A secured loan requires collateral—like a car or savings account—which the lender can take if you fail to repay. Secured loans often have lower interest rates but higher consequences.

An unsecured loan has no collateral, meaning the lender takes more risk and usually charges higher rates.

Always know what’s at stake if you default. With secured loans, you could lose valuable assets.

8. Your Right to Cancel or Review the Agreement

Some loans—especially personal loans, home loans, or refinancing—offer a “cooling-off period,” giving you time to cancel without penalty. Not all lenders offer this, but knowing your rights protects you from rushing into a bad deal.

Also, take advantage of the right to review the agreement before signing. Don’t let anyone pressure you into signing on the spot.

If a lender refuses to give you time to review—walk away. That’s a red flag.

9. How the Loan Will Affect Your Credit Score

Loans can strengthen or damage your credit depending on how you manage them. Before signing, know exactly:
• whether the lender reports to all three credit bureaus
• how missed payments are handled
• whether the loan will increase your credit utilization
• how long the loan will impact your score

A well-managed loan can improve your credit over time—but poor management can lower your score and raise future borrowing costs.

10. Whether the Lender Is Reputable and Transparent

Not all lenders operate with integrity. Before committing, research:
• customer reviews
• Better Business Bureau ratings
• complaints from past borrowers
• hidden fees reported by customers
• unclear or misleading contract language

Trust your instincts—if something feels off, it probably is. A reputable lender will explain terms clearly and won’t pressure you.

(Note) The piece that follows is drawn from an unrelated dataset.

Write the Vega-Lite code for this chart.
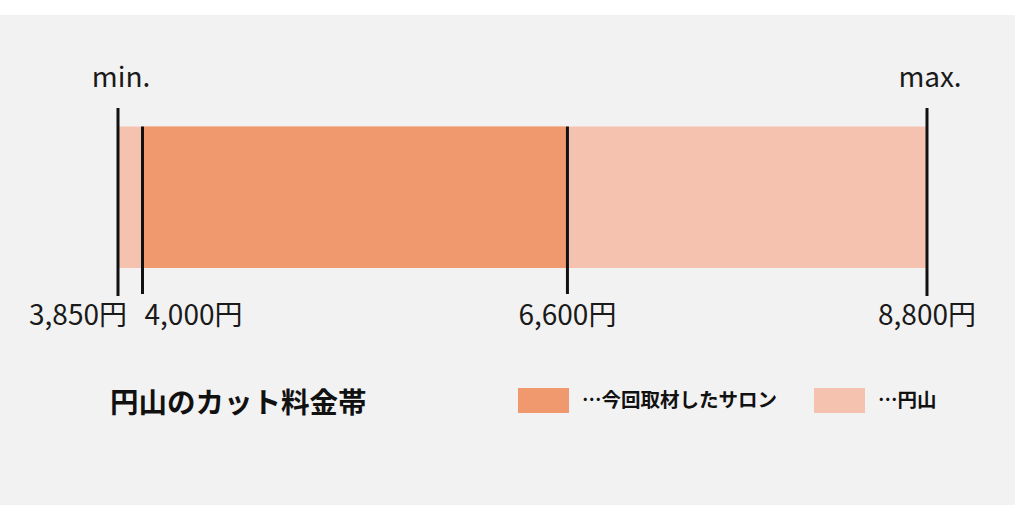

Choose lenders who value transparency, not profit at your expense.

Conclusion

A loan agreement is more than paperwork—it’s a financial commitment that shapes your budget and future. Understanding the terms before signing helps you borrow with confidence instead of fear or uncertainty.

Take time to compare lenders, ask questions, read the entire contract, and calculate the true cost. Knowledge is your best defense against predatory practices and expensive mistakes.

The right loan can help you reach your goals. The wrong one can hold you back for years.

Borrow smart, negotiate confidently, and never sign anything you don’t fully understand. Your financial future deserves that level of protection.